--- GOAL OF THE EXERCISE ---
Print each line from the start of the records below up through the line where "import plotly.graph_objects as go" is found, exactly as given.
──────
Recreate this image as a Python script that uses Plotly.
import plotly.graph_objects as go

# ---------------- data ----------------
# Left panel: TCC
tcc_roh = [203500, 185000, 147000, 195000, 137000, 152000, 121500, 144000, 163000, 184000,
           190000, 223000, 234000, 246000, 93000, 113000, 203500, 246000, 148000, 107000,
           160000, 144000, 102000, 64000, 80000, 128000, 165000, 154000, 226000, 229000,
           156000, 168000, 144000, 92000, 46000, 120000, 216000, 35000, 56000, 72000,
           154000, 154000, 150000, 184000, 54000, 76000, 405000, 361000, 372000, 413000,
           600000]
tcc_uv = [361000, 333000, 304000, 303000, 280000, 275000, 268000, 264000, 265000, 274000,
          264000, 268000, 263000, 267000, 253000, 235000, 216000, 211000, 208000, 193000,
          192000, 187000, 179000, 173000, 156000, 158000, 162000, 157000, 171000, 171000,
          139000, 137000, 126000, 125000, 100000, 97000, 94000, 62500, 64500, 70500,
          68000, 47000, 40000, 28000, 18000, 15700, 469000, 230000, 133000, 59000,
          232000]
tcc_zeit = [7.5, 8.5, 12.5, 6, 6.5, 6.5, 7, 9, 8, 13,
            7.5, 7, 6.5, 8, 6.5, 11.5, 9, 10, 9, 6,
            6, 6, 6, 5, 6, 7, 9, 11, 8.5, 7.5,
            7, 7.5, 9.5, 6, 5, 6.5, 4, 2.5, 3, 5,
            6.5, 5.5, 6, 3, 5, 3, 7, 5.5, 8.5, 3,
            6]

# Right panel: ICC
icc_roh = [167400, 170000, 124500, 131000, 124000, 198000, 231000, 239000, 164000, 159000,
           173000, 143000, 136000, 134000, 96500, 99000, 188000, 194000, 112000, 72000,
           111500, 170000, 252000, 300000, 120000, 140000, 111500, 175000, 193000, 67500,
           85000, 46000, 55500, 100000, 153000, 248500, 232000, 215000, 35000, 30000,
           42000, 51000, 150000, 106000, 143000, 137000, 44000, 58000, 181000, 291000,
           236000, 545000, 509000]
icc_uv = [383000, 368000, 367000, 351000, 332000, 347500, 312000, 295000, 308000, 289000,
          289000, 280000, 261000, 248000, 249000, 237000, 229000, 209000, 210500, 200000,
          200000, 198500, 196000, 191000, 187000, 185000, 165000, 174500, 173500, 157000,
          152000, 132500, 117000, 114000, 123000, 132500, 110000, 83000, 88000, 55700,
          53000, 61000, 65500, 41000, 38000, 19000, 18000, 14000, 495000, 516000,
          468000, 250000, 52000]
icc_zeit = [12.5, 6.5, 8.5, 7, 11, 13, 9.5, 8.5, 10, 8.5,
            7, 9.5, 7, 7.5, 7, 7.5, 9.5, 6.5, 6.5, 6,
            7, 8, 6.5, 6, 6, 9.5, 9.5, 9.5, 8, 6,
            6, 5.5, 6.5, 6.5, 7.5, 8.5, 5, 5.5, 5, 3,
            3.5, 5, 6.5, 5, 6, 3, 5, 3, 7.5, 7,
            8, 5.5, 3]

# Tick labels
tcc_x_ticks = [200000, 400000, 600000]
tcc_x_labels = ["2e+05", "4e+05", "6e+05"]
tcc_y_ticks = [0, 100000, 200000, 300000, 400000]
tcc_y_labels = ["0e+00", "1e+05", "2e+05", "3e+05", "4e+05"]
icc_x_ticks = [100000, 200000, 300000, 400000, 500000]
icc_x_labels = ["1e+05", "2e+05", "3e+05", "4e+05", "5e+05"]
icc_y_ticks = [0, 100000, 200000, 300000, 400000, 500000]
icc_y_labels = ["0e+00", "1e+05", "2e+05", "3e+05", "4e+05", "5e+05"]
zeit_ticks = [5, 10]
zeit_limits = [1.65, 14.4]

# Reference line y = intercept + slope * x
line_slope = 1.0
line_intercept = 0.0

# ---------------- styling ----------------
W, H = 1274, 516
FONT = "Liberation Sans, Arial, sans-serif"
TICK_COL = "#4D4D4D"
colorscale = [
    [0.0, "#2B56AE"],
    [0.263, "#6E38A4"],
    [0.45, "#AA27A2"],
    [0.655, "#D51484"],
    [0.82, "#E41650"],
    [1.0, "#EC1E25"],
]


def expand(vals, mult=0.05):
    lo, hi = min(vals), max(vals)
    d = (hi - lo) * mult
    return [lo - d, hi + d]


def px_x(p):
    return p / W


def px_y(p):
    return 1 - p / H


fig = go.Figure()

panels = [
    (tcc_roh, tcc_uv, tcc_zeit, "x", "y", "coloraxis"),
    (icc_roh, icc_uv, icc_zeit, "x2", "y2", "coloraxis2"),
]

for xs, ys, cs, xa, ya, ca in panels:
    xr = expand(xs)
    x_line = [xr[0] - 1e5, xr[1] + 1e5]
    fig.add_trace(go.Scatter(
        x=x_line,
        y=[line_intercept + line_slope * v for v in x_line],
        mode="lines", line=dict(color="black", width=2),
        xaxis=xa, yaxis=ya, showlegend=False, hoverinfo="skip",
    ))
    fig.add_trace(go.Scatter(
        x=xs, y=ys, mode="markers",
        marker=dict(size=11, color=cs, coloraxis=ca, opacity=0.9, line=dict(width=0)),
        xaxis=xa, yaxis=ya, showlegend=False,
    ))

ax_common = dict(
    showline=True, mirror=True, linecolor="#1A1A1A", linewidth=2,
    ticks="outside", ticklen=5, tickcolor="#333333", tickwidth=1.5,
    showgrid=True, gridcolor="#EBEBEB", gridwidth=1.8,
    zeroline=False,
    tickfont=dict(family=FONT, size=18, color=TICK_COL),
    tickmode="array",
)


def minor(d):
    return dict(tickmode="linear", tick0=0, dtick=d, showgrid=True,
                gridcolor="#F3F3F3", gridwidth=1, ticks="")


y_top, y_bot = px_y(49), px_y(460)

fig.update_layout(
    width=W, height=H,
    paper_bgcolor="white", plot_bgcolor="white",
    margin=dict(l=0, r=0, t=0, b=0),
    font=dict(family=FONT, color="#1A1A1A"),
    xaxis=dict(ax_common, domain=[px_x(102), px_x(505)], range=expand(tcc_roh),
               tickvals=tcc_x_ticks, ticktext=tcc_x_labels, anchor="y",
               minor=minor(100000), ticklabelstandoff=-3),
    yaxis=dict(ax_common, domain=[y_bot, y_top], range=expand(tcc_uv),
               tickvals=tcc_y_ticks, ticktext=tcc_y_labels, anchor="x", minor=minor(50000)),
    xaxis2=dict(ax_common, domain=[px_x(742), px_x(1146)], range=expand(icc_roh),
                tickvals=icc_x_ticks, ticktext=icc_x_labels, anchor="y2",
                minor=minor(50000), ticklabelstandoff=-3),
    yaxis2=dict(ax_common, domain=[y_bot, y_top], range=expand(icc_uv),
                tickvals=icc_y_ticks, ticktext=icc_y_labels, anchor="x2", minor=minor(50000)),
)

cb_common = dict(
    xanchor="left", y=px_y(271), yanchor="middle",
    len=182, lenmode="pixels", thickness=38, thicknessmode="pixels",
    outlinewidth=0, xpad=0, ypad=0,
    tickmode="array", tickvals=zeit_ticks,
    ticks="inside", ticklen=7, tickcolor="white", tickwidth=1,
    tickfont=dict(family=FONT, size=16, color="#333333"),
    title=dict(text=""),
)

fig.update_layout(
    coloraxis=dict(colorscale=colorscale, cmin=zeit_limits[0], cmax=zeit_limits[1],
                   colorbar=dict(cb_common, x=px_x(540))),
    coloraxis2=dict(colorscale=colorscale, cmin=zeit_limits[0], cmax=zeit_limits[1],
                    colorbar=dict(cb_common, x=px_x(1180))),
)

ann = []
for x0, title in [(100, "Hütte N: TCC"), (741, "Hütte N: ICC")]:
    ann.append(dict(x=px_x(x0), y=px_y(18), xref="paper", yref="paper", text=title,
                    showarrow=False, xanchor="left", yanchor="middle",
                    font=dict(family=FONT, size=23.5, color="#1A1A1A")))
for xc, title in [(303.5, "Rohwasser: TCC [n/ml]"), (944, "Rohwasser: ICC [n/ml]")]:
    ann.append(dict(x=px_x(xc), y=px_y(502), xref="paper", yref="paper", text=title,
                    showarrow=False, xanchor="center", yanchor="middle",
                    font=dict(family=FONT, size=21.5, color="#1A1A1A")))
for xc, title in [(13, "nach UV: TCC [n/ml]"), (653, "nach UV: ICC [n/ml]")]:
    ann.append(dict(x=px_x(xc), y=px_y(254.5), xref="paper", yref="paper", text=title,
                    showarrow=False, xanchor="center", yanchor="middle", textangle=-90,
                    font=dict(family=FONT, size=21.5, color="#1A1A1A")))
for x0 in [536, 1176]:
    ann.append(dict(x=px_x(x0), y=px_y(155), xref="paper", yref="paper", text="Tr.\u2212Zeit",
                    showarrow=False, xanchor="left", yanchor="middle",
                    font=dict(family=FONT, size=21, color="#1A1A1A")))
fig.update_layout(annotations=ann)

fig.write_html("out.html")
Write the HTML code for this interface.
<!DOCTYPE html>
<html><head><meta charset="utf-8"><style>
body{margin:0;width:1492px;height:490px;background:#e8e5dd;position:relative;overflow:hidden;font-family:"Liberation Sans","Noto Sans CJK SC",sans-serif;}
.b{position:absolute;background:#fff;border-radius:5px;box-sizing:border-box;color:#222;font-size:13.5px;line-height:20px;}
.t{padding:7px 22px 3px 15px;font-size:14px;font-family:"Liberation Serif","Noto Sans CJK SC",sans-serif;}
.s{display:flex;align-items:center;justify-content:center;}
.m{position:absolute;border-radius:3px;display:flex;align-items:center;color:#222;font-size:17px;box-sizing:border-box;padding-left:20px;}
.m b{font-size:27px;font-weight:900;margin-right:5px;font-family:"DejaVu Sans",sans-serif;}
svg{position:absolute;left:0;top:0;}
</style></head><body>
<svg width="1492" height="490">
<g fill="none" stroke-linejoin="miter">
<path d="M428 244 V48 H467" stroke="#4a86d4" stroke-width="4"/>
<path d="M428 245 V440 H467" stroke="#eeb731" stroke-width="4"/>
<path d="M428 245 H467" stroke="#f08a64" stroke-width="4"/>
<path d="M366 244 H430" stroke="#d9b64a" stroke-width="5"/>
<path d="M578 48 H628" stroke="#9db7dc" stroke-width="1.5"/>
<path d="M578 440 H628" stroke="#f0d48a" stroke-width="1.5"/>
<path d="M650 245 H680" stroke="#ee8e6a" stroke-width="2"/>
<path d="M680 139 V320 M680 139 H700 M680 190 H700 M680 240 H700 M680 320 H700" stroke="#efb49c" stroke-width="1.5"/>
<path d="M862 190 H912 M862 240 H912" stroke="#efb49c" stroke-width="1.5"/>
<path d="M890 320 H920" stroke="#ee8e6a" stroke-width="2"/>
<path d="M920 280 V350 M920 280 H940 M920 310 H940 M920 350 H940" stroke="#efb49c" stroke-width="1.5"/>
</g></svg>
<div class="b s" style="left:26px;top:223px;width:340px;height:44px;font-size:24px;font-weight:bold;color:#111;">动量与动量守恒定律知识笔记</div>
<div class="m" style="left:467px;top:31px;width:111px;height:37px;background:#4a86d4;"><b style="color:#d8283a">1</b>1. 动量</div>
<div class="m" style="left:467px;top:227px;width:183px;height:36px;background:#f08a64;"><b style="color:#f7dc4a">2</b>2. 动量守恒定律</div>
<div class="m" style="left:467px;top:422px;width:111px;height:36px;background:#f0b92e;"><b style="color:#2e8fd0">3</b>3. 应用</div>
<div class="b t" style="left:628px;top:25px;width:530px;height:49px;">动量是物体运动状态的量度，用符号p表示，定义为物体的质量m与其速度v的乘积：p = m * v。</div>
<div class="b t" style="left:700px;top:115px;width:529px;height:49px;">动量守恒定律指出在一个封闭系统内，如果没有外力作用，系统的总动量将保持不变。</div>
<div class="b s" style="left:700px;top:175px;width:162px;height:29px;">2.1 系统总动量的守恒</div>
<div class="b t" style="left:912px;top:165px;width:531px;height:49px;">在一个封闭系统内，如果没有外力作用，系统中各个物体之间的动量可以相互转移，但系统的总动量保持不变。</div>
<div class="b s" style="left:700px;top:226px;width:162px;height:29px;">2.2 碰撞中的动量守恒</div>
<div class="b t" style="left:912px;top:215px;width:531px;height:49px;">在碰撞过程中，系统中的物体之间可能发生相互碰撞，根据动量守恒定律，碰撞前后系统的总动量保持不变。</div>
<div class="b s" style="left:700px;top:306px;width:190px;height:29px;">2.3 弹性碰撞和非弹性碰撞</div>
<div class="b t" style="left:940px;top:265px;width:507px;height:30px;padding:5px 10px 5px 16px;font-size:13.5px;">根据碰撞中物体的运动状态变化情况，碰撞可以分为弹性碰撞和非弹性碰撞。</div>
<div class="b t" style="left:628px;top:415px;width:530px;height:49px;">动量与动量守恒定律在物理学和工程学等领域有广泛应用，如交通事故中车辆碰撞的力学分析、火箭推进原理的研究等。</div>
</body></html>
──────
--- THE COMPLETED TASK ---
Recreate this image as a Python script that uses Plotly.
import plotly.graph_objects as go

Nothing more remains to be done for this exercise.